◆ TO DO:
Copy everything in the listing below word for word, apart from any images.

Start

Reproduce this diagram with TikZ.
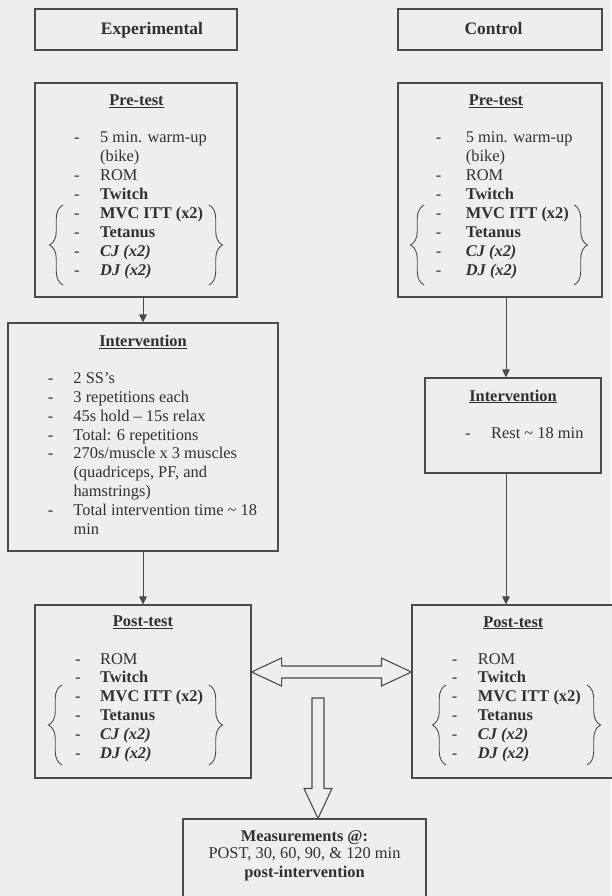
\documentclass[tikz,border=0pt]{standalone}
\usepackage{fontspec}
\setmainfont{Liberation Serif}
\usetikzlibrary{arrows.meta,decorations.pathreplacing,calc}
\definecolor{bgc}{RGB}{238,238,236}
\definecolor{linec}{RGB}{75,75,75}
\definecolor{txtc}{RGB}{48,48,48}
\newcommand{\bi}[1]{\textbf{\textit{#1}}}
\begin{document}
\begin{tikzpicture}[x=1pt,y=-1pt,
  box/.style={draw=linec, line width=1.1pt, fill=bgc, inner sep=0pt},
  txt/.style={text=txtc, inner sep=0pt, font=\fontsize{16.4}{18.9}\selectfont},
  hdr/.style={text=txtc, inner sep=0pt, font=\fontsize{17.5}{20}\selectfont\bfseries},
  arr/.style={draw=linec, line width=1pt, -{Triangle[length=8pt,width=7.5pt]}},
  brc/.style={draw=linec, line width=0.9pt, decorate, decoration={brace,amplitude=13.5pt}},
  blk/.style={draw=linec, line width=1.1pt, fill=bgc, line join=miter}]

\fill[bgc] (0,0) rectangle (611,896);
\useasboundingbox (0,0) rectangle (611,896);

% header boxes
\node[box, minimum width=202pt, minimum height=41pt] (hE) at (136,29.5) {};
\node[hdr, anchor=base] (hEt) at (152,35) {Experimental};
\node[box, minimum width=204pt, minimum height=41pt] (hC) at (500,29.5) {};
\node[hdr, anchor=base] (hCt) at (493.5,35) {Control};

% pre-test boxes
\node[box, minimum width=202pt, minimum height=214pt] (pE) at (136,190) {};
\node[txt, anchor=base] (pEt) at (136.5,106) {\textbf{\underline{Pre-test}}};
\node[txt, anchor=base west] (pEl) at (74,142.7) {\begin{tabular}[t]{@{}p{26pt}@{}l@{}}
- & 5 min. warm-up\\
  & (bike)\\
- & ROM\\
- & \textbf{Twitch}\\
- & \textbf{MVC ITT (x2)}\\
- & \textbf{Tetanus}\\
- & \bi{CJ (x2)}\\
- & \bi{DJ (x2)}
\end{tabular}};
\draw[brc] (63,285) -- (63,205);
\draw[brc] (209,205) -- (209,285);

\node[box, minimum width=204pt, minimum height=214pt] (pC) at (500,190) {};
\node[txt, anchor=base] (pCt) at (496,106) {\textbf{\underline{Pre-test}}};
\node[txt, anchor=base west] (pCl) at (435.7,142.7) {\begin{tabular}[t]{@{}p{30pt}@{}l@{}}
- & 5 min. warm-up\\
  & (bike)\\
- & ROM\\
- & \textbf{Twitch}\\
- & \textbf{MVC ITT (x2)}\\
- & \textbf{Tetanus}\\
- & \bi{CJ (x2)}\\
- & \bi{DJ (x2)}
\end{tabular}};
\draw[brc] (424,285) -- (424,205);
\draw[brc] (574,205) -- (574,285);

% intervention boxes
\node[box, minimum width=270pt, minimum height=228pt] (iE) at (143,437) {};
\node[txt, anchor=base] (iEt) at (143,346.5) {\textbf{\underline{Intervention}}};
\node[txt, anchor=base west] (iEl) at (47.7,383.3) {\begin{tabular}[t]{@{}p{25.6pt}@{}l@{}}
- & 2 SS’s\\
- & 3 repetitions each\\
- & 45s hold – 15s relax\\
- & Total: 6 repetitions\\
- & 270s/muscle x 3 muscles\\
  & (quadriceps, PF, and\\
  & hamstrings)\\
- & Total intervention time \textasciitilde{} 18\\
  & min
\end{tabular}};

\node[box, minimum width=176pt, minimum height=95pt] (iC) at (513,425.5) {};
\node[txt, anchor=base] (iCt) at (513,401) {\textbf{\underline{Intervention}}};
\node[txt, anchor=base west] (iCl) at (465,438) {\begin{tabular}[t]{@{}p{26pt}@{}l@{}}
- & Rest \textasciitilde{} 18 min
\end{tabular}};

% post-test boxes
\node[box, minimum width=216pt, minimum height=173pt] (qE) at (143,691.5) {};
\node[txt, anchor=base] (qEt) at (143,626.5) {\textbf{\underline{Post-test}}};
\node[txt, anchor=base west] (qEl) at (75,664) {\begin{tabular}[t]{@{}p{25pt}@{}l@{}}
- & ROM\\
- & \textbf{Twitch}\\
- & \textbf{MVC ITT (x2)}\\
- & \textbf{Tetanus}\\
- & \bi{CJ (x2)}\\
- & \bi{DJ (x2)}
\end{tabular}};
\draw[brc] (62,765) -- (62,685);
\draw[brc] (209,685) -- (209,765);

\node[box, minimum width=218pt, minimum height=173pt] (qC) at (521,691.5) {};
\node[txt, anchor=base] (qCt) at (513.3,627) {\textbf{\underline{Post-test}}};
\node[txt, anchor=base west] (qCl) at (451.7,664) {\begin{tabular}[t]{@{}p{26pt}@{}l@{}}
- & ROM\\
- & \textbf{Twitch}\\
- & \textbf{MVC ITT (x2)}\\
- & \textbf{Tetanus}\\
- & \bi{CJ (x2)}\\
- & \bi{DJ (x2)}
\end{tabular}};
\draw[brc] (446,765) -- (446,685);
\draw[brc] (587,685) -- (587,765);

% measurements box
\node[box, minimum width=243pt, minimum height=101pt] (mB) at (304.5,869.5) {};
\node[txt, anchor=base] (mB1) at (304.5,841) {\textbf{Measurements @:}};
\node[txt, anchor=base] (mB2) at (304.5,858) {POST, 30, 60, 90, \& 120 min};
\node[txt, anchor=base] (mB3) at (304.5,877) {\textbf{post-intervention}};

% thin arrows
\draw[arr] (iE.north |- pE.south) -- (iE.north);
\draw[arr] (iE.south) -- (qE.north);
\coordinate (cx) at (506,0);
\draw[arr] (cx |- pC.south) -- (cx |- iC.north);
\draw[arr] (cx |- iC.south) -- (cx |- qC.north);

% block double arrow between post-test boxes
\coordinate (dl) at (qE.east |- 0,672);
\coordinate (dr) at (qC.west |- 0,672);
\draw[blk] (dl) -- ($(dl)+(30,-14)$) -- ($(dl)+(30,-6)$) -- ($(dr)+(-30,-6)$) -- ($(dr)+(-30,-14)$)
  -- (dr) -- ($(dr)+(-30,14)$) -- ($(dr)+(-30,6)$) -- ($(dl)+(30,6)$) -- ($(dl)+(30,14)$) -- cycle;

% block down arrow to measurements
\coordinate (dt) at (318,698);
\coordinate (db) at (mB.north -| dt);
\draw[blk] ($(dt)+(-6,0)$) -- ($(dt)+(6,0)$) -- ($(db)+(6,-30)$) -- ($(db)+(14,-30)$) -- (db)
  -- ($(db)+(-14,-30)$) -- ($(db)+(-6,-30)$) -- cycle;
\end{tikzpicture}
\end{document}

End

◆ RESULT OF THIS EXERCISE:
Reproduce this diagram with TikZ.
\documentclass[tikz,border=0pt]{standalone}
\usepackage{fontspec}
\setmainfont{Liberation Serif}
\usetikzlibrary{arrows.meta,decorations.pathreplacing,calc}
\definecolor{bgc}{RGB}{238,238,236}
\definecolor{linec}{RGB}{75,75,75}
\definecolor{txtc}{RGB}{48,48,48}
\newcommand{\bi}[1]{\textbf{\textit{#1}}}
\begin{document}
\begin{tikzpicture}[x=1pt,y=-1pt,
  box/.style={draw=linec, line width=1.1pt, fill=bgc, inner sep=0pt},
  txt/.style={text=txtc, inner sep=0pt, font=\fontsize{16.4}{18.9}\selectfont},
  hdr/.style={text=txtc, inner sep=0pt, font=\fontsize{17.5}{20}\selectfont\bfseries},
  arr/.style={draw=linec, line width=1pt, -{Triangle[length=8pt,width=7.5pt]}},
  brc/.style={draw=linec, line width=0.9pt, decorate, decoration={brace,amplitude=13.5pt}},
  blk/.style={draw=linec, line width=1.1pt, fill=bgc, line join=miter}]

\fill[bgc] (0,0) rectangle (611,896);
\useasboundingbox (0,0) rectangle (611,896);

% header boxes
\node[box, minimum width=202pt, minimum height=41pt] (hE) at (136,29.5) {};
\node[hdr, anchor=base] (hEt) at (152,35) {Experimental};
\node[box, minimum width=204pt, minimum height=41pt] (hC) at (500,29.5) {};
\node[hdr, anchor=base] (hCt) at (493.5,35) {Control};

% pre-test boxes
\node[box, minimum width=202pt, minimum height=214pt] (pE) at (136,190) {};
\node[txt, anchor=base] (pEt) at (136.5,106) {\textbf{\underline{Pre-test}}};
\node[txt, anchor=base west] (pEl) at (74,142.7) {\begin{tabular}[t]{@{}p{26pt}@{}l@{}}
- & 5 min. warm-up\\
  & (bike)\\
- & ROM\\
- & \textbf{Twitch}\\
- & \textbf{MVC ITT (x2)}\\
- & \textbf{Tetanus}\\
- & \bi{CJ (x2)}\\
- & \bi{DJ (x2)}
\end{tabular}};
\draw[brc] (63,285) -- (63,205);
\draw[brc] (209,205) -- (209,285);

\node[box, minimum width=204pt, minimum height=214pt] (pC) at (500,190) {};
\node[txt, anchor=base] (pCt) at (496,106) {\textbf{\underline{Pre-test}}};
\node[txt, anchor=base west] (pCl) at (435.7,142.7) {\begin{tabular}[t]{@{}p{30pt}@{}l@{}}
- & 5 min. warm-up\\
  & (bike)\\
- & ROM\\
- & \textbf{Twitch}\\
- & \textbf{MVC ITT (x2)}\\
- & \textbf{Tetanus}\\
- & \bi{CJ (x2)}\\
- & \bi{DJ (x2)}
\end{tabular}};
\draw[brc] (424,285) -- (424,205);
\draw[brc] (574,205) -- (574,285);

% intervention boxes
\node[box, minimum width=270pt, minimum height=228pt] (iE) at (143,437) {};
\node[txt, anchor=base] (iEt) at (143,346.5) {\textbf{\underline{Intervention}}};
\node[txt, anchor=base west] (iEl) at (47.7,383.3) {\begin{tabular}[t]{@{}p{25.6pt}@{}l@{}}
- & 2 SS’s\\
- & 3 repetitions each\\
- & 45s hold – 15s relax\\
- & Total: 6 repetitions\\
- & 270s/muscle x 3 muscles\\
  & (quadriceps, PF, and\\
  & hamstrings)\\
- & Total intervention time \textasciitilde{} 18\\
  & min
\end{tabular}};

\node[box, minimum width=176pt, minimum height=95pt] (iC) at (513,425.5) {};
\node[txt, anchor=base] (iCt) at (513,401) {\textbf{\underline{Intervention}}};
\node[txt, anchor=base west] (iCl) at (465,438) {\begin{tabular}[t]{@{}p{26pt}@{}l@{}}
- & Rest \textasciitilde{} 18 min
\end{tabular}};

% post-test boxes
\node[box, minimum width=216pt, minimum height=173pt] (qE) at (143,691.5) {};
\node[txt, anchor=base] (qEt) at (143,626.5) {\textbf{\underline{Post-test}}};
\node[txt, anchor=base west] (qEl) at (75,664) {\begin{tabular}[t]{@{}p{25pt}@{}l@{}}
- & ROM\\
- & \textbf{Twitch}\\
- & \textbf{MVC ITT (x2)}\\
- & \textbf{Tetanus}\\
- & \bi{CJ (x2)}\\
- & \bi{DJ (x2)}
\end{tabular}};
\draw[brc] (62,765) -- (62,685);
\draw[brc] (209,685) -- (209,765);

\node[box, minimum width=218pt, minimum height=173pt] (qC) at (521,691.5) {};
\node[txt, anchor=base] (qCt) at (513.3,627) {\textbf{\underline{Post-test}}};
\node[txt, anchor=base west] (qCl) at (451.7,664) {\begin{tabular}[t]{@{}p{26pt}@{}l@{}}
- & ROM\\
- & \textbf{Twitch}\\
- & \textbf{MVC ITT (x2)}\\
- & \textbf{Tetanus}\\
- & \bi{CJ (x2)}\\
- & \bi{DJ (x2)}
\end{tabular}};
\draw[brc] (446,765) -- (446,685);
\draw[brc] (587,685) -- (587,765);

% measurements box
\node[box, minimum width=243pt, minimum height=101pt] (mB) at (304.5,869.5) {};
\node[txt, anchor=base] (mB1) at (304.5,841) {\textbf{Measurements @:}};
\node[txt, anchor=base] (mB2) at (304.5,858) {POST, 30, 60, 90, \& 120 min};
\node[txt, anchor=base] (mB3) at (304.5,877) {\textbf{post-intervention}};

% thin arrows
\draw[arr] (iE.north |- pE.south) -- (iE.north);
\draw[arr] (iE.south) -- (qE.north);
\coordinate (cx) at (506,0);
\draw[arr] (cx |- pC.south) -- (cx |- iC.north);
\draw[arr] (cx |- iC.south) -- (cx |- qC.north);

% block double arrow between post-test boxes
\coordinate (dl) at (qE.east |- 0,672);
\coordinate (dr) at (qC.west |- 0,672);
\draw[blk] (dl) -- ($(dl)+(30,-14)$) -- ($(dl)+(30,-6)$) -- ($(dr)+(-30,-6)$) -- ($(dr)+(-30,-14)$)
  -- (dr) -- ($(dr)+(-30,14)$) -- ($(dr)+(-30,6)$) -- ($(dl)+(30,6)$) -- ($(dl)+(30,14)$) -- cycle;

% block down arrow to measurements
\coordinate (dt) at (318,698);
\coordinate (db) at (mB.north -| dt);
\draw[blk] ($(dt)+(-6,0)$) -- ($(dt)+(6,0)$) -- ($(db)+(6,-30)$) -- ($(db)+(14,-30)$) -- (db)
  -- ($(db)+(-14,-30)$) -- ($(db)+(-6,-30)$) -- cycle;
\end{tikzpicture}
\end{document}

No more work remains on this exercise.